Pendant que le monde vit des drames de plus en plus intenses, le Festival de Cannes, premier rendez-vous mondial du cinéma, bat son plein. A regarder les images que nous en renvoient les médias, de montées des marches en interviews, on pourrait penser que le cinéma ne reflète en rien la vérité du monde, qu’il n’est que le lieu des fantasmes et des intérêts d’une industrie de la distraction, détachée du réel. On pourrait d’autant plus le penser que le cinéma ne constitue même plus l’essentiel des images dont s’abreuvent aujourd’hui les gens, sur toute la planète : les fictions sont de moins en moins vues dans des salles obscures, et, même, de moins en moins sur des écrans de télévision ; elles sont de moins en moins des films, au sens ancien du mot, mais de plus en plus des séries permettant à leurs auteurs de développer, pendant de longues heures, des personnages, des situations et des univers que chaque spectateur peut voir à son rythme, quand il le veut, sur son téléphone, son ordinateur ou tout autre objet nomade.
Aussi le monde de l’image n’a-t-il, en apparence, plus rien à voir avec ce qui se joue à Cannes.
Et pourtant, ces séries elles-mêmes se nourrissent du cinéma, de ses techniques et de ses imaginaires. Cannes reste le rendez-vous principal de la créativité et l’avant-garde du récit de fiction. C’est par le cinéma que s’expérimente encore, avec le plus de moyens, la narration des enjeux du monde. C’est par le cinéma que le monde se parle à lui-même de ses soucis et de ses ambitions, de ses amours et de ses peurs. C’est lui qui, mieux qu’aucun autre art, réussit à sensibiliser des foules entières aux grands défis du temps. Il l’a fait formidablement dans le passé, avec, par exemple, Le Dictateur, de Charlie Chaplin, Dodes’ka-den, d’Akira Kurosawa, Miracle à Milan, de Vittorio De Sica, ou Voyage au bout de l’enfer, de Michael Cimino. Et tant d’autres. Avec un énorme impact sur le comportement des peuples.
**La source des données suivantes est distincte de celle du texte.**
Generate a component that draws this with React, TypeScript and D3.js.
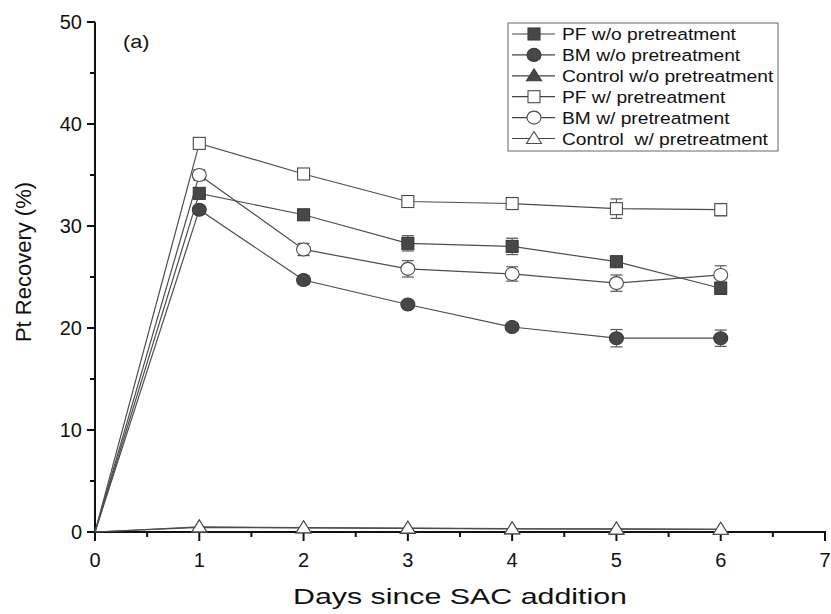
import { useRef, useEffect } from 'react';
import * as d3 from 'd3';

const W = 831;
const H = 614;

const days = [0, 1, 2, 3, 4, 5, 6];

const pfWithout = [0, 33.2, 31.1, 28.3, 28.0, 26.5, 23.9];
const bmWithout = [0, 31.6, 24.7, 22.3, 20.1, 19.0, 19.0];
const ctrlWithout = [0, 0.45, 0.4, 0.35, 0.3, 0.28, 0.25];
const pfWith = [0, 38.1, 35.1, 32.4, 32.2, 31.7, 31.6];
const bmWith = [0, 35.0, 27.7, 25.8, 25.3, 24.4, 25.2];
const ctrlWith = [0, 0.5, 0.42, 0.38, 0.32, 0.3, 0.27];

const pfWithoutErr = [0, 0.5, 0.4, 0.75, 0.8, 0.4, 0.6];
const bmWithoutErr = [0, 0.4, 0.4, 0.3, 0.3, 0.85, 0.8];
const ctrlWithoutErr = [0, 0, 0, 0, 0, 0, 0];
const pfWithErr = [0, 0.3, 0.3, 0.4, 0.45, 0.95, 0.6];
const bmWithErr = [0, 0.5, 0.6, 0.8, 0.7, 0.8, 0.9];
const ctrlWithErr = [0, 0, 0, 0, 0, 0, 0];

const labels = [
  'PF w/o pretreatment',
  'BM w/o pretreatment',
  'Control w/o pretreatment',
  'PF w/ pretreatment',
  'BM w/ pretreatment',
  'Control  w/ pretreatment',
];

const yTicks = [0, 10, 20, 30, 40, 50];
const xTicks = [0, 1, 2, 3, 4, 5, 6, 7];

type Shape = 'square' | 'circle' | 'triangle';

const series: { name: string; values: number[]; err: number[]; shape: Shape; filled: boolean }[] = [
  { name: labels[2], values: ctrlWithout, err: ctrlWithoutErr, shape: 'triangle', filled: true },
  { name: labels[5], values: ctrlWith, err: ctrlWithErr, shape: 'triangle', filled: false },
  { name: labels[1], values: bmWithout, err: bmWithoutErr, shape: 'circle', filled: true },
  { name: labels[4], values: bmWith, err: bmWithErr, shape: 'circle', filled: false },
  { name: labels[0], values: pfWithout, err: pfWithoutErr, shape: 'square', filled: true },
  { name: labels[3], values: pfWith, err: pfWithErr, shape: 'square', filled: false },
];

const legendOrder: { shape: Shape; filled: boolean }[] = [
  { shape: 'square', filled: true },
  { shape: 'circle', filled: true },
  { shape: 'triangle', filled: true },
  { shape: 'square', filled: false },
  { shape: 'circle', filled: false },
  { shape: 'triangle', filled: false },
];

const FONT = "'Liberation Sans', Arial, sans-serif";

function drawMarker(
  g: d3.Selection<SVGGElement, unknown, null, undefined>,
  shape: Shape,
  filled: boolean,
  cx: number,
  cy: number,
) {
  const fill = filled ? '#474747' : '#ffffff';
  const stroke = filled ? '#3a3a3a' : '#4a4a4a';
  if (shape === 'square') {
    g.append('rect')
      .attr('x', cx - 6)
      .attr('y', cy - 6)
      .attr('width', 12)
      .attr('height', 12)
      .attr('fill', fill)
      .attr('stroke', stroke)
      .attr('stroke-width', 1.1);
  } else if (shape === 'circle') {
    g.append('ellipse')
      .attr('cx', cx)
      .attr('cy', cy)
      .attr('rx', 7)
      .attr('ry', 6.5)
      .attr('fill', fill)
      .attr('stroke', stroke)
      .attr('stroke-width', 1.1);
  } else {
    g.append('path')
      .attr('d', `M${cx},${cy - 7}L${cx + 7.5},${cy + 5}L${cx - 7.5},${cy + 5}Z`)
      .attr('fill', fill)
      .attr('stroke', stroke)
      .attr('stroke-width', 1.1);
  }
}

export default function App() {
  const svgRef = useRef<SVGSVGElement>(null);

  useEffect(() => {
    const svg = d3.select(svgRef.current);
    svg.selectAll('*').remove();

    const x = d3.scaleLinear().domain([0, 7]).range([95, 825]);
    const y = d3.scaleLinear().domain([0, 50]).range([532, 22]);

    svg.append('rect').attr('width', W).attr('height', H).attr('fill', '#ffffff');

    // axes
    const axes = svg.append('g').attr('stroke', '#111').attr('stroke-width', 2);
    axes.append('line').attr('x1', x(0)).attr('x2', x(0)).attr('y1', y(50)).attr('y2', y(0) + 1);
    axes.append('line').attr('x1', x(0) - 1).attr('x2', x(7) + 1).attr('y1', y(0)).attr('y2', y(0));

    // y ticks
    yTicks.forEach((t) => {
      axes.append('line').attr('x1', x(0) - 8).attr('x2', x(0)).attr('y1', y(t)).attr('y2', y(t));
      svg
        .append('text')
        .attr('x', x(0) - 13)
        .attr('y', y(t) + 7)
        .attr('text-anchor', 'end')
        .attr('font-family', FONT)
        .attr('font-size', 20)
        .attr('fill', '#111')
        .text(t);
    });
    d3.range(5, 50, 10).forEach((t) => {
      axes.append('line').attr('x1', x(0) - 5).attr('x2', x(0)).attr('y1', y(t)).attr('y2', y(t));
    });

    // x ticks
    xTicks.forEach((t) => {
      axes.append('line').attr('x1', x(t)).attr('x2', x(t)).attr('y1', y(0)).attr('y2', y(0) + 9);
      svg
        .append('text')
        .attr('x', x(t))
        .attr('y', y(0) + 35)
        .attr('text-anchor', 'middle')
        .attr('font-family', FONT)
        .attr('font-size', 20)
        .attr('fill', '#111')
        .text(t);
    });
    d3.range(0.5, 7, 1).forEach((t) => {
      axes.append('line').attr('x1', x(t)).attr('x2', x(t)).attr('y1', y(0)).attr('y2', y(0) + 5);
    });

    // titles
    svg
      .append('text')
      .attr('transform', 'translate(31,262) rotate(-90)')
      .attr('text-anchor', 'middle')
      .attr('font-family', FONT)
      .attr('font-size', 22)
      .attr('fill', '#111')
      .text('Pt Recovery (%)');
    svg
      .append('text')
      .attr('transform', 'translate(460,604) scale(1.38,1)')
      .attr('text-anchor', 'middle')
      .attr('font-family', FONT)
      .attr('font-size', 22)
      .attr('fill', '#111')
      .text('Days since SAC addition');
    svg
      .append('text')
      .attr('transform', 'translate(123,48) scale(1.2,1)')
      .attr('font-family', FONT)
      .attr('font-size', 18)
      .attr('fill', '#111')
      .text('(a)');

    // series
    const line = d3
      .line<number>()
      .x((_, i) => x(days[i]))
      .y((v) => y(v));

    const plot = svg.append('g');
    series.forEach((s) => {
      plot
        .append('path')
        .attr('d', line(s.values))
        .attr('fill', 'none')
        .attr('stroke', '#4d4d4d')
        .attr('stroke-width', 1.2);
    });
    series.forEach((s) => {
      const g = plot.append('g');
      s.values.forEach((v, i) => {
        if (i === 0) return;
        const e = s.err[i];
        const cx = x(days[i]);
        if (e > 0) {
          g.append('line')
            .attr('x1', cx)
            .attr('x2', cx)
            .attr('y1', y(v + e))
            .attr('y2', y(v - e))
            .attr('stroke', '#555')
            .attr('stroke-width', 1);
          [v + e, v - e].forEach((yy) => {
            g.append('line')
              .attr('x1', cx - 6)
              .attr('x2', cx + 6)
              .attr('y1', y(yy))
              .attr('y2', y(yy))
              .attr('stroke', '#555')
              .attr('stroke-width', 1.2);
          });
        }
        drawMarker(g, s.shape, s.filled, cx, y(v));
      });
    });

    // legend
    const lg = svg.append('g');
    lg.append('rect')
      .attr('x', 508)
      .attr('y', 23)
      .attr('width', 270)
      .attr('height', 128)
      .attr('fill', '#ffffff')
      .attr('stroke', '#666')
      .attr('stroke-width', 1);
    labels.forEach((name, i) => {
      const cy = 34 + i * 20.9;
      const row = lg.append('g');
      row.append('line')
        .attr('x1', 512)
        .attr('x2', 555)
        .attr('y1', cy)
        .attr('y2', cy)
        .attr('stroke', '#444')
        .attr('stroke-width', 1.2);
      drawMarker(row, legendOrder[i].shape, legendOrder[i].filled, 534, cy);
      row.append('text')
        .attr('transform', `translate(562,${cy + 6}) scale(1.13,1)`)
        .attr('font-family', FONT)
        .attr('font-size', 17)
        .attr('fill', '#111')
        .style('white-space', 'pre')
        .text(name);
    });
  }, []);

  return (
    <svg
      ref={svgRef}
      width={W}
      height={H}
      style={{ position: 'absolute', left: 0, top: 0 }}
    />
  );
}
Et aujourd’hui, qu’en est-il des grands succès du cinéma ? Certains sont de purs objets de distraction. D’autres sont des récits de violence pure. Les uns et les autres nous disent la fascination éternelle des hommes pour le mal. Les uns et les autres traitent clairement de deux dimensions du monde, celle du rire et celle des pleurs. Il faudra s’inquiéter si un jour un film faisant l’apologie du racisme ou de l’exclusion devient un succès planétaire. Ce n’est pas encore le cas.
Et s’il est une raison, encore, d’être optimiste sur l’avenir du monde, c’est bien celle-ci : les grands succès cinématographiques d’aujourd’hui abordent tous des sujets positifs et nous alertent sur les enjeux les plus importants, de l’environnement au handicap, éveillant les consciences, suscitant des pensées empathiques. Ces films, bien sûr, ne le font avec succès que s’ils sont d’abord des œuvres d’art, c’est-à-dire des messages personnels de leurs auteurs, qui parlent avec leur cœur et leur âme au cœur et à l’âme de chacun de nous.
Il faut espérer que, dans l’avenir plus encore qu’aujourd’hui, le cinéma, qui utilisera, plus tôt qu’on ne le croit, les technologies de la réalité augmentée et de l’intelligence artificielle pour aller au plus près des désirs de chacun, deviendra le véhicule privilégié des lanceurs d’alerte, ceux qui osent dénoncer tous les poisons du monde, pour que l’humanité ne puisse pas dire qu’elle ne savait pas, et n’agisse pas.